As our guide sang a soft folk song from the Dai ethnic group, its slender leaves began swirling elegantly, tracing circles in the air as if keeping rhythm. "It needs two things to dance: temperatures above 22 C and plenty of sunlight," the guide explained, adding that the leaf stalks have spongy tissue that reacts to light and sound, when it gets warm or it hears music, the tissue expands and contracts, making the leaves move.
Later, visitors crouched over the shameplant -
Mimosa pudica, giggling as they tickled the leaves into closing. Each touch made the plant fold inward, humble, responsive, alive.
A pond of the legendary Victoria amazonica, or giant water lily at the XTBG in Mengla county, Southwest China's Yunnan Province, on September 12, 2025 Photo: Chen Xi/GT
Rhythm of coexistenceWhile strolling through the botanical garden, I soon found myself entering the International Garden of National Trees and Flowers. This area features trees and flowers introduced from various countries, and it was truly an eye-opening experience.
Near the end of the tour, our guide shared one last secret: "By day, we come for the plants. But at night… this place belongs to the animals." She told us about May evenings when the garden sways with fireflies, a galaxy of silent, blinking lights floating between trees that dance and leaves that shy away from human touch.
Walking back, I realized this wasn't just a garden, but a celebration of coexistence. The talipot palm's selfless bloom, the strangler fig's quiet but aggressive survival, the dancing grass's playful response to music, the mimosa's shy retreat, each is a lively showcase of the Xishuangbanna's rich biodiversity.
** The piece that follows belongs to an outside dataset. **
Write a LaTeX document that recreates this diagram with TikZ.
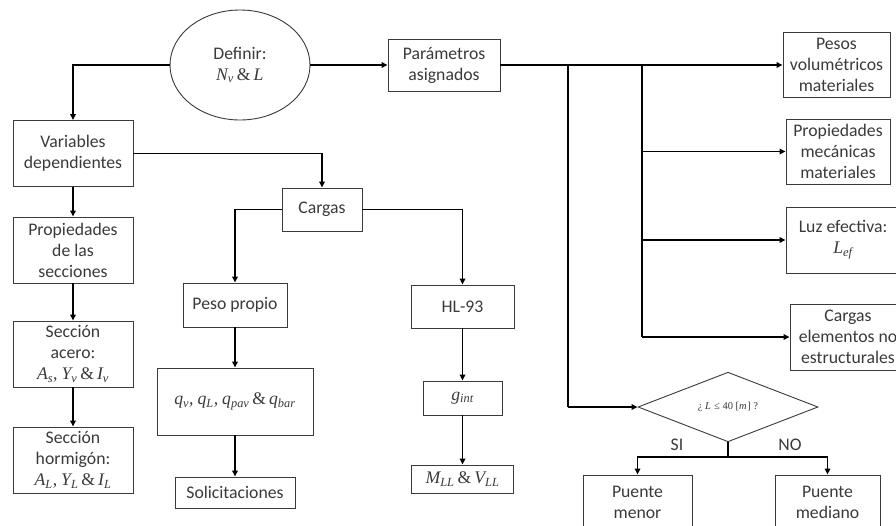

Here, tourists become nature explorers. One can marvel at the giant water lily's strength, laugh at the Good Man Flower's trick, and sing to the dancing grass. In return, nature teaches us patience, respect, and wonder.
Xishuangbanna doesn't just showcase rare species; it reminds us that we're part of something older, wiser, and wonderfully complex. Here, plants don't just grow. They respond. They adapt. They perform. And if you listen closely, they invite you to join in the dance.